A Compromised ‘Safe House’

Courtesy of Universal Pictures


Shootouts. Car chases. Espionage. A villainous Denzel Washington. These appeared to be the driving force for the marketing of “Safe House,” and I didn’t complain. Hell, the film looked pretty damn cool, and I was pumped.


However, as I sat cross-legged in the movie theater while watching “Safe House,” I had the sinking feeling that I’ve already seen it before. As the credits rolled, I realized what bothered me: from beginning to end, the film is a compilation of all that has already been done. Beneath the clout and facade of everything that seems so awesome is a film that’s so unoriginal that it almost borders on the criminally lazy.


Tobin Frost (Denzel Washington), a former CIA operative gone rogue for nearly a decade, enters the U.S. consulate in South Africa while being pursued by mercenaries. In true American fashion, the CIA accepts him with open arms by taking him to a safe house managed by aspiring rookie agent Matt Weston (Ryan Reynolds), where they proceed to waterboard him for information.


Just when the interrogators decide to take the torture to another level, the safe house comes under attack by the mercenaries. Weston, knowing that he’s responsible for his houseguest, takes Frost and flees the scene. The former agent toys with Weston’s mind, implying that someone at the top brass is working with the baddies. The uneasy duo must stay alive long enough to uncover who exactly wants them dead.


So, where to start? I’ll say that if you have ever watched films that are remotely similar to the plot of “Safe House,” then you may as well have already watched the film in its entirety. Its predictability knows no bounds; you’ll always be one step ahead of the narrative. You’ll know what actions that Weston and Frost take, including when shit is about to go down. By the time Frost suggests that one of Weston’s superiors is working with the mercenaries, you should already know who it is. If not, then you’re probably doing yourself a favor if your goal is to enjoy the film.


The way that the film is handled as a whole proves that what the filmmakers are going for are spectacular set pieces. A car chase sequence feels as if it was shoehorned right in simply for the sake of having one, and doesn’t make sense because Weston is supposed to be a rookie and shouldn’t know how to pull stunts like he does when driving. At one point, there is a confrontation at a crowded soccer stadium. Now, as much as I want this beautiful sport to be more appreciated by Americans, the impression I get from this scene is that it’s here only because there’s tens of thousands of people there, and that ideally makes it much more intense. Although there’s enough spectacle here to grab your attention, it’s ultimately hollow.


On paper, Denzel Washington’s performance should be downright badass, no questions asked.
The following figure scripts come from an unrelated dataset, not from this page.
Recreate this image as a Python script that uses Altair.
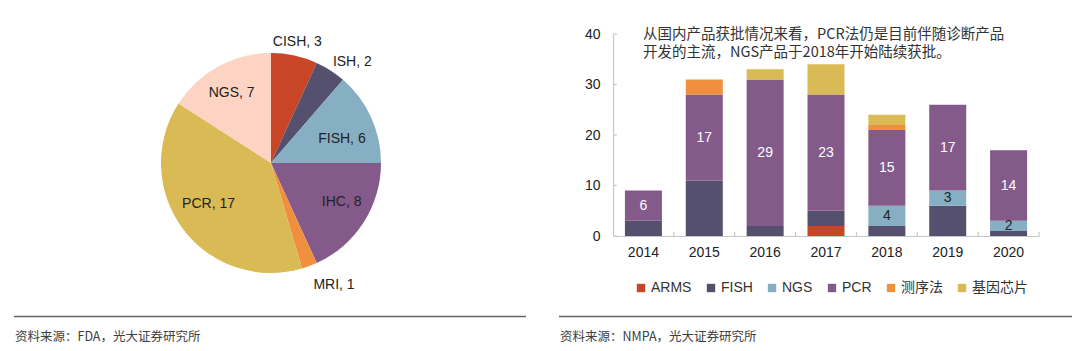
import altair as alt
import pandas as pd

# ---------------- data ----------------
pie_labels = ["CISH", "ISH", "FISH", "IHC", "MRI", "PCR", "NGS"]
pie_values = [3, 2, 6, 8, 1, 17, 7]
pie_colors = ["#C84526", "#56506F", "#86AFC3", "#845A8A", "#F0903F", "#D9BA55", "#FDD4C3"]

years = ["2014", "2015", "2016", "2017", "2018", "2019", "2020"]
series_names = ["ARMS", "FISH", "NGS", "PCR", "测序法", "基因芯片"]
series_colors = ["#C84526", "#56506F", "#86AFC3", "#845A8A", "#F0903F", "#D9BA55"]
arms = [0, 0, 0, 2, 0, 0, 0]
fish = [3, 11, 2, 3, 2, 6, 1]
ngs = [0, 0, 0, 0, 4, 3, 2]
pcr = [6, 17, 29, 23, 15, 17, 14]
seq = [0, 3, 0, 0, 1, 0, 0]
chip = [0, 0, 2, 6, 2, 0, 0]
y_ticks = [0, 10, 20, 30, 40]

note_lines = ["从国内产品获批情况来看，PCR法仍是目前伴随诊断产品",
              "开发的主流，NGS产品于2018年开始陆续获批。"]
source_left = "资料来源：FDA，光大证券研究所"
source_right = "资料来源：NMPA，光大证券研究所"

# ---------------- layout / style ----------------
W, H = 1080, 351
LAT = "Liberation Sans, Arial, Noto Sans CJK SC"
CJK = "Noto Sans CJK SC, Noto Sans, sans-serif"
TXT = "#222222"
AXC = "#C8C8C8"
CX, CY, R = 271, 163, 110
PL, PR, PT, PB = 613, 1039, 34, 236
P_INNER = 0.392
STEP = (PR - PL) / len(years)

# label placement style per pie slice group: (names, radius, align, dx, dy)
PIE_LABEL_STYLE = [
    (["CISH"], 124, "center", 0, 0),
    (["ISH"], 120, "left", -3, 0),
    (["MRI"], 130, "left", -3, 0),
    (["FISH"], 78, "center", 0, 8),
    (["IHC"], 84, "center", 0, -6),
    (["PCR"], 78, "center", 0, -6),
    (["NGS"], 82, "center", 0, 2),
]

# ---------------- tables ----------------
pie_df = pd.DataFrame({"pcat": pie_labels, "value": pie_values,
                       "idx": list(range(len(pie_labels)))})
pie_df["label"] = [f"{c}, {v}" for c, v in zip(pie_labels, pie_values)]

rows = []
for k, (name, vals) in enumerate(zip(series_names, [arms, fish, ngs, pcr, seq, chip])):
    for yr, v in zip(years, vals):
        if v > 0:
            rows.append({"year": yr, "bcat": name, "value": v, "order": k})
bar_df = pd.DataFrame(rows)
one = pd.DataFrame({"k": [0]})

# ---------------- pie ----------------
pie_base = alt.Chart(pie_df).encode(
    theta=alt.Theta("value:Q", stack=True),
    order=alt.Order("idx:Q"),
    x=alt.value(CX), y=alt.value(CY),
)
pie = pie_base.mark_arc(outerRadius=R).encode(
    color=alt.Color("pcat:N", scale=alt.Scale(domain=pie_labels, range=pie_colors), legend=None)
)


def pie_text(names, radius, align, dx=0, dy=0):
    return pie_base.mark_text(radius=radius, align=align, dx=dx, dy=dy, baseline="middle",
                              font=LAT, fontSize=14, fill=TXT).encode(
        text=alt.condition(alt.FieldOneOfPredicate(field="pcat", oneOf=names),
                           alt.Text("label:N"), alt.value(""))
    )


pie_texts = [pie_text(*spec) for spec in PIE_LABEL_STYLE]

# ---------------- bars ----------------
x_scale = alt.Scale(domain=years, range=[PL, PR], paddingInner=P_INNER, paddingOuter=P_INNER / 2)
y_scale = alt.Scale(domain=[0, 40], range=[PB, PT])
x_axis = alt.Axis(title=None, orient="bottom", offset=-(H - PB), labelAngle=0, labelFont=LAT,
                  labelFontSize=14, labelColor=TXT, labelPadding=9, ticks=False, tickSize=0,
                  domainColor=AXC, domainWidth=1.2, grid=False)
y_axis = alt.Axis(title=None, orient="left", offset=-PL, values=y_ticks, labelFont=LAT,
                  labelFontSize=14, labelColor=TXT, labelPadding=13, ticks=False, tickSize=0,
                  domainColor=AXC, domainWidth=1.2, grid=False)

bars = alt.Chart(bar_df).mark_bar().encode(
    x=alt.X("year:N", scale=x_scale, axis=x_axis),
    y=alt.Y("value:Q", stack="zero", scale=y_scale, axis=y_axis),
    color=alt.Color("bcat:N", scale=alt.Scale(domain=series_names, range=series_colors),
                    legend=alt.Legend(title=None, orient="none", legendX=634, legendY=281,
                                      direction="horizontal", symbolType="square",
                                      symbolSize=70, symbolStrokeWidth=0, labelFont=LAT,
                                      labelFontSize=14, labelColor="#333333", labelOffset=3,
                                      columnPadding=12, padding=0)),
    order=alt.Order("order:Q", sort="ascending"),
)

lab_base = alt.Chart(bar_df).transform_stack(
    stack="value", groupby=["year"], as_=["y0", "y1"],
    sort=[alt.SortField("order", order="ascending")],
).transform_calculate(mid="(datum.y0 + datum.y1) / 2").encode(
    x=alt.X("year:N", scale=x_scale, axis=x_axis),
    y=alt.Y("mid:Q", scale=y_scale, axis=y_axis),
    text=alt.Text("value:Q"),
)
lab_pcr = lab_base.transform_filter(alt.datum.bcat == "PCR").mark_text(
    font=LAT, fontSize=14, fill="white", baseline="middle")
lab_ngs = lab_base.transform_filter(alt.datum.bcat == "NGS").mark_text(
    font=LAT, fontSize=14, fill=TXT, baseline="middle")

ytick = alt.Chart(pd.DataFrame({"v": y_ticks})).mark_rule(color=AXC, strokeWidth=1.2).encode(
    y=alt.Y("v:Q", scale=y_scale, axis=y_axis), x=alt.value(PL), x2=alt.value(PL + 4))
xtick = alt.Chart(pd.DataFrame({"year": years})).mark_rule(
    color=AXC, strokeWidth=1.2, xOffset=STEP * P_INNER / 2).encode(
    x=alt.X("year:N", bandPosition=1, scale=x_scale, axis=x_axis),
    y=alt.value(PB - 4), y2=alt.value(PB))

note1 = alt.Chart(one).mark_text(align="left", baseline="middle", font=CJK, fontSize=14.5,
                                 fill="#333333", text=note_lines[0]).encode(
    x=alt.value(643), y=alt.value(35))
note2 = alt.Chart(one).mark_text(align="left", baseline="middle", font=CJK, fontSize=14.5,
                                 fill="#333333", text=note_lines[1]).encode(
    x=alt.value(643), y=alt.value(53))

# ---------------- footers ----------------
rule_l = alt.Chart(one).mark_rule(color="#666666", strokeWidth=1.3).encode(
    x=alt.value(14), x2=alt.value(526), y=alt.value(316.5))
rule_r = alt.Chart(one).mark_rule(color="#666666", strokeWidth=1.3).encode(
    x=alt.value(559), x2=alt.value(1072), y=alt.value(316.5))
src_l = alt.Chart(one).mark_text(align="left", baseline="middle", font=CJK, fontSize=12.5,
                                 fill="#404040", text=source_left).encode(
    x=alt.value(15), y=alt.value(337))
src_r = alt.Chart(one).mark_text(align="left", baseline="middle", font=CJK, fontSize=12.5,
                                 fill="#404040", text=source_right).encode(
    x=alt.value(560), y=alt.value(337))

chart = alt.layer(
    pie, *pie_texts,
    bars, lab_pcr, lab_ngs, ytick, xtick, note1, note2,
    rule_l, rule_r, src_l, src_r,
).resolve_scale(color="independent").properties(
    width=W, height=H, padding=0, background="white",
    autosize=alt.AutoSizeParams(type="none"),
).configure_view(stroke=None)

chart.save("out.html", embed_options={"renderer": "svg", "actions": False})
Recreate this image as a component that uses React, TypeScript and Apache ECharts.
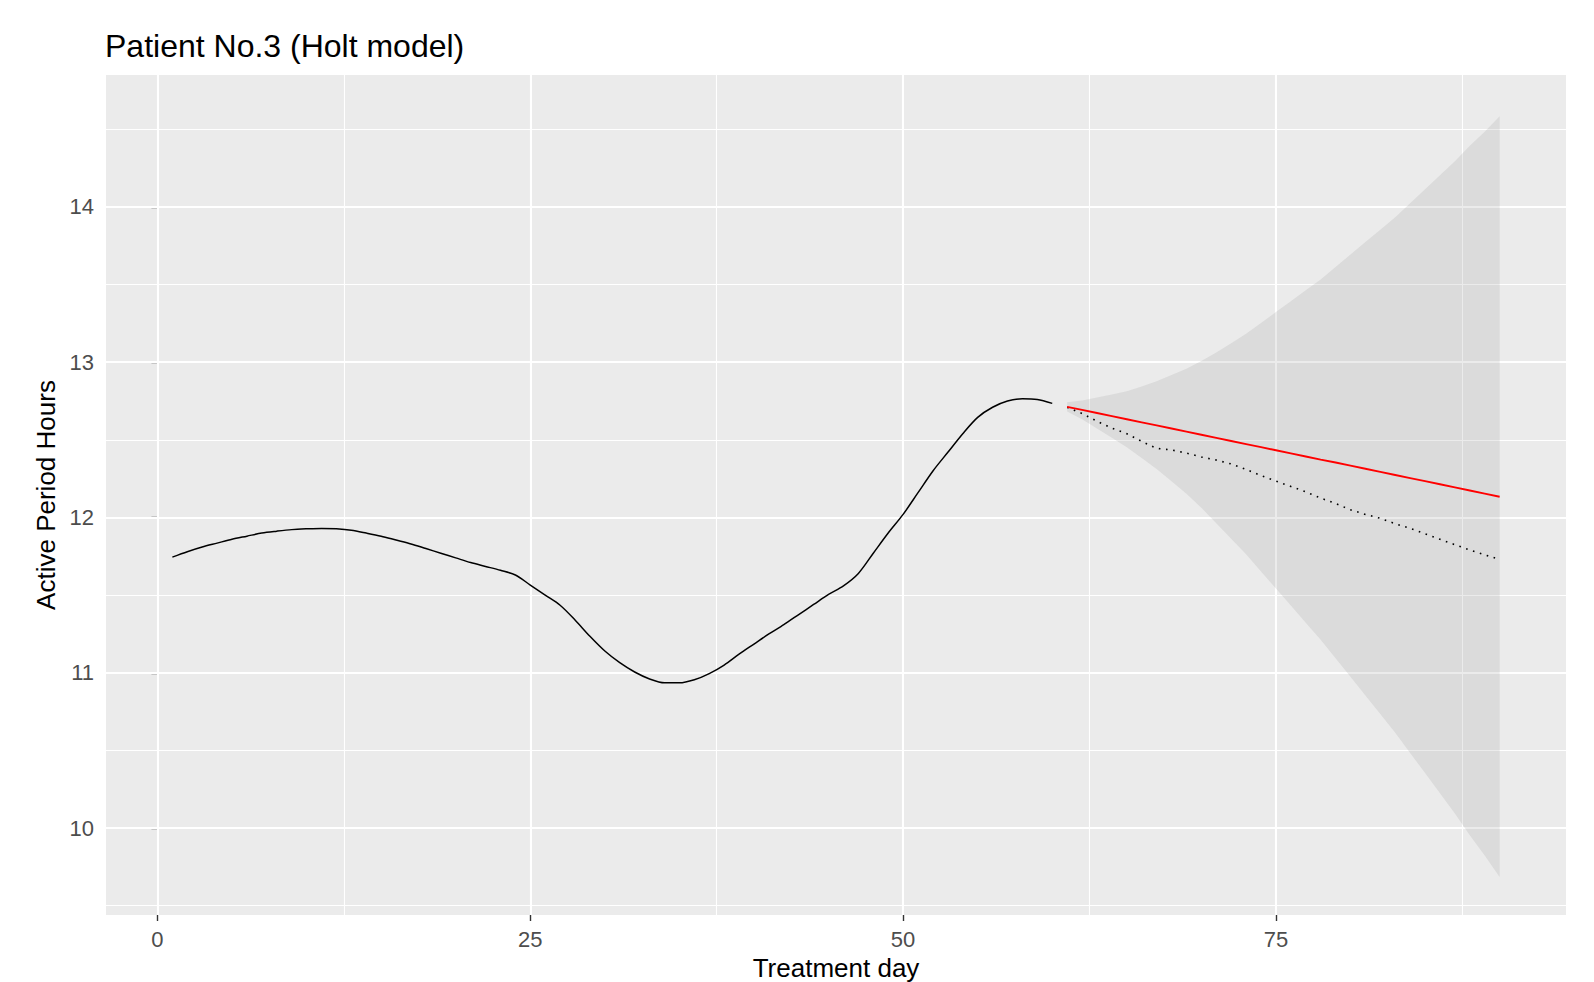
import React, { useEffect, useRef } from 'react';
import * as echarts from 'echarts';

// ---- data ----
const observedDays = [
  1, 2, 3, 4, 5, 6, 7, 8, 9, 10, 11, 12, 13, 14, 15, 16, 17, 18, 19, 20,
  21, 22, 23, 24, 25, 26, 27, 28, 29, 30, 31, 32, 33, 34, 35, 36, 37, 38, 39, 40,
  41, 42, 43, 44, 45, 46, 47, 48, 49, 50, 51, 52, 53, 54, 55, 56, 57, 58, 59, 60,
];
const observedHours = [
  11.745, 11.78, 11.81, 11.835, 11.86, 11.88, 11.9, 11.912, 11.922, 11.927,
  11.93, 11.927, 11.918, 11.9, 11.88, 11.855, 11.83, 11.8, 11.77, 11.74,
  11.71, 11.685, 11.66, 11.63, 11.565, 11.5, 11.435, 11.34, 11.235, 11.14,
  11.065, 11.005, 10.96, 10.935, 10.935, 10.955, 10.995, 11.05, 11.12, 11.185,
  11.25, 11.31, 11.375, 11.44, 11.505, 11.56, 11.64, 11.77, 11.9, 12.02,
  12.16, 12.3, 12.42, 12.54, 12.645, 12.71, 12.75, 12.765, 12.76, 12.735,
];
const forecastDays = [
  61, 62, 63, 64, 65, 66, 67, 68, 69, 70, 71, 72, 73, 74, 75,
  76, 77, 78, 79, 80, 81, 82, 83, 84, 85, 86, 87, 88, 89, 90,
];
const forecastMean = [
  12.713, 12.693, 12.673, 12.653, 12.633, 12.613, 12.593, 12.573, 12.553, 12.533,
  12.513, 12.493, 12.473, 12.453, 12.433, 12.413, 12.393, 12.373, 12.354, 12.334,
  12.314, 12.294, 12.274, 12.254, 12.234, 12.214, 12.194, 12.174, 12.154, 12.134,
];
const actualHours = [
  12.71, 12.67, 12.62, 12.575, 12.54, 12.49, 12.445, 12.435, 12.415, 12.39,
  12.37, 12.345, 12.31, 12.27, 12.235, 12.2, 12.165, 12.125, 12.09, 12.05,
  12.02, 11.995, 11.96, 11.93, 11.895, 11.86, 11.825, 11.79, 11.76, 11.73,
];
const forecastUpper = [
  12.743, 12.753, 12.773, 12.793, 12.813, 12.843, 12.878, 12.918, 12.958, 13.008,
  13.063, 13.123, 13.183, 13.253, 13.323, 13.393, 13.463, 13.533, 13.614, 13.694,
  13.774, 13.854, 13.934, 14.024, 14.114, 14.204, 14.294, 14.394, 14.484, 14.584,
];
const forecastLower = [
  12.683, 12.633, 12.573, 12.513, 12.453, 12.383, 12.313, 12.233, 12.153, 12.063,
  11.963, 11.863, 11.763, 11.653, 11.543, 11.433, 11.323, 11.213, 11.094, 10.974,
  10.854, 10.734, 10.614, 10.484, 10.354, 10.224, 10.094, 9.954, 9.824, 9.684,
];

const xTicks = [0, 25, 50, 75];
const xMinor = [12.5, 37.5, 62.5, 87.5];
const yTicks = [10, 11, 12, 13, 14];
const yMinor = [9.5, 10.5, 11.5, 12.5, 13.5, 14.5];

const FONT = '"Liberation Sans", Arial, Helvetica, sans-serif';

const pairs = (xs: number[], ys: number[]) => xs.map((x, i) => [x, ys[i]]);

export default function App() {
  const ref = useRef<HTMLDivElement>(null);

  useEffect(() => {
    if (!ref.current) return;
    const chart = echarts.init(ref.current, null, { renderer: 'svg' });

    const gridLines = [
      ...xTicks.map((v) => ({ xAxis: v, lineStyle: { width: 2.1 } })),
      ...xMinor.map((v) => ({ xAxis: v, lineStyle: { width: 1.1 } })),
      ...yTicks.map((v) => ({ yAxis: v, lineStyle: { width: 2.1 } })),
      ...yMinor.map((v) => ({ yAxis: v, lineStyle: { width: 1.1 } })),
    ];

    const option: any = {
      animation: false,
      backgroundColor: '#ffffff',
      textStyle: { fontFamily: FONT },
      title: {
        text: 'Patient No.3 (Holt model)',
        left: 105,
        top: 30,
        padding: 0,
        textStyle: { fontSize: 32, fontWeight: 'normal', color: '#000000', fontFamily: FONT },
      },
      grid: {
        left: 106,
        top: 75,
        width: 1460,
        height: 840,
        show: true,
        backgroundColor: '#ebebeb',
        borderWidth: 0,
        containLabel: false,
        outerBoundsMode: 'none',
      },
      xAxis: {
        type: 'value',
        min: -3.45,
        max: 94.45,
        name: 'Treatment day',
        nameLocation: 'middle',
        nameGap: 33,
        nameTextStyle: { fontSize: 26, lineHeight: 26, color: '#000000', fontFamily: FONT },
        axisLine: { show: false },
        axisTick: { show: true, length: 6, customValues: xTicks, lineStyle: { color: '#333333', width: 1.4 } },
        axisLabel: { customValues: xTicks, fontSize: 22, color: '#4d4d4d', margin: 13, fontFamily: FONT },
        splitLine: { show: false },
        minorSplitLine: { show: false },
      },
      yAxis: {
        type: 'value',
        min: 9.44,
        max: 14.85,
        name: 'Active Period Hours',
        nameLocation: 'middle',
        nameRotate: 90,
        nameGap: 38,
        nameTextStyle: { fontSize: 26, color: '#000000', fontFamily: FONT },
        axisLine: { show: false },
        axisTick: { show: true, length: 6, customValues: yTicks, lineStyle: { color: '#333333', width: 1.4 } },
        axisLabel: { customValues: yTicks, fontSize: 22, color: '#4d4d4d', margin: 12, fontFamily: FONT },
        splitLine: { show: false },
        minorSplitLine: { show: false },
      },
      series: [
        {
          name: 'grid',
          type: 'line',
          z: 1,
          data: [],
          silent: true,
          markLine: {
            z: 1,
            silent: true,
            animation: false,
            symbol: ['none', 'none'],
            label: { show: false },
            lineStyle: { color: '#ffffff', type: 'solid', opacity: 1 },
            emphasis: { disabled: true },
            data: gridLines,
          },
        },
        {
          name: 'band',
          type: 'custom',
          z: 6,
          silent: true,
          data: [[forecastDays[0], forecastMean[0]]],
          renderItem: (_params: any, api: any) => {
            const pts: number[][] = [];
            for (let i = 0; i < forecastDays.length; i++) pts.push(api.coord([forecastDays[i], forecastUpper[i]]));
            for (let i = forecastDays.length - 1; i >= 0; i--) pts.push(api.coord([forecastDays[i], forecastLower[i]]));
            return {
              type: 'polygon',
              shape: { points: pts },
              style: { fill: 'rgba(153,153,153,0.2)', stroke: 'none' },
            };
          },
        },
        {
          name: 'observed',
          type: 'line',
          z: 7,
          data: pairs(observedDays, observedHours),
          smooth: 0.3,
          showSymbol: false,
          silent: true,
          lineStyle: { color: '#000000', width: 1.5 },
        },
        {
          name: 'actual',
          type: 'line',
          z: 8,
          data: pairs(forecastDays, actualHours),
          showSymbol: false,
          silent: true,
          lineStyle: { color: '#000000', width: 1.6, type: [1.6, 5.6] },
        },
        {
          name: 'forecast',
          type: 'line',
          z: 9,
          data: pairs(forecastDays, forecastMean),
          showSymbol: false,
          silent: true,
          lineStyle: { color: '#ff0000', width: 1.9 },
        },
      ],
    };

    chart.setOption(option);
    return () => chart.dispose();
  }, []);

  return (
    <div
      ref={ref}
      style={{ position: 'fixed', left: 0, top: 0, width: 1594, height: 982, background: '#ffffff' }}
    />
  );
}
Sadly, this doesn’t turn out to be the case, and for good reason. Frost should be a compelling character, but he’s not. Nothing really moves him into breaking away from the facial expression that he keeps for most of the film, so he remains a flat character. In short, Washington plays Alonzo Harris from “Training Day” without the charisma, which is akin to him sleepwalking rather than actually acting.


Ryan Reynolds does a fair job in portraying Weston. Sure, the character may seem too much of a Boy Scout for some to believe, and his personal life is thinly developed via an extremely limp romance, but Reynolds puts honesty in his performance and really brings out Weston’s fear.


There’s a supporting cast full of some A-grade performers like Brendan Gleeson, Vera Farmiga and Sam Shepard, but none of them bring their A-game. The trio here portrays three high-ranking CIA officials, but there’s only so much that they can do when the only thing that the script requires of them is to look worried.


Even the action sequences aren’t very inspired. Though they do capture the crashes, bangs and wallops that are required from any such scenes, they’re not altogether very fun to watch, and at times, the use of shaky cam makes it difficult for you to follow what the hell is going on.


Though “Safe House” does keep you in your seat to be at least watchable, it has an air of laziness about it that’s too difficult to ignore, especially since it touches nearly every aspect of this production.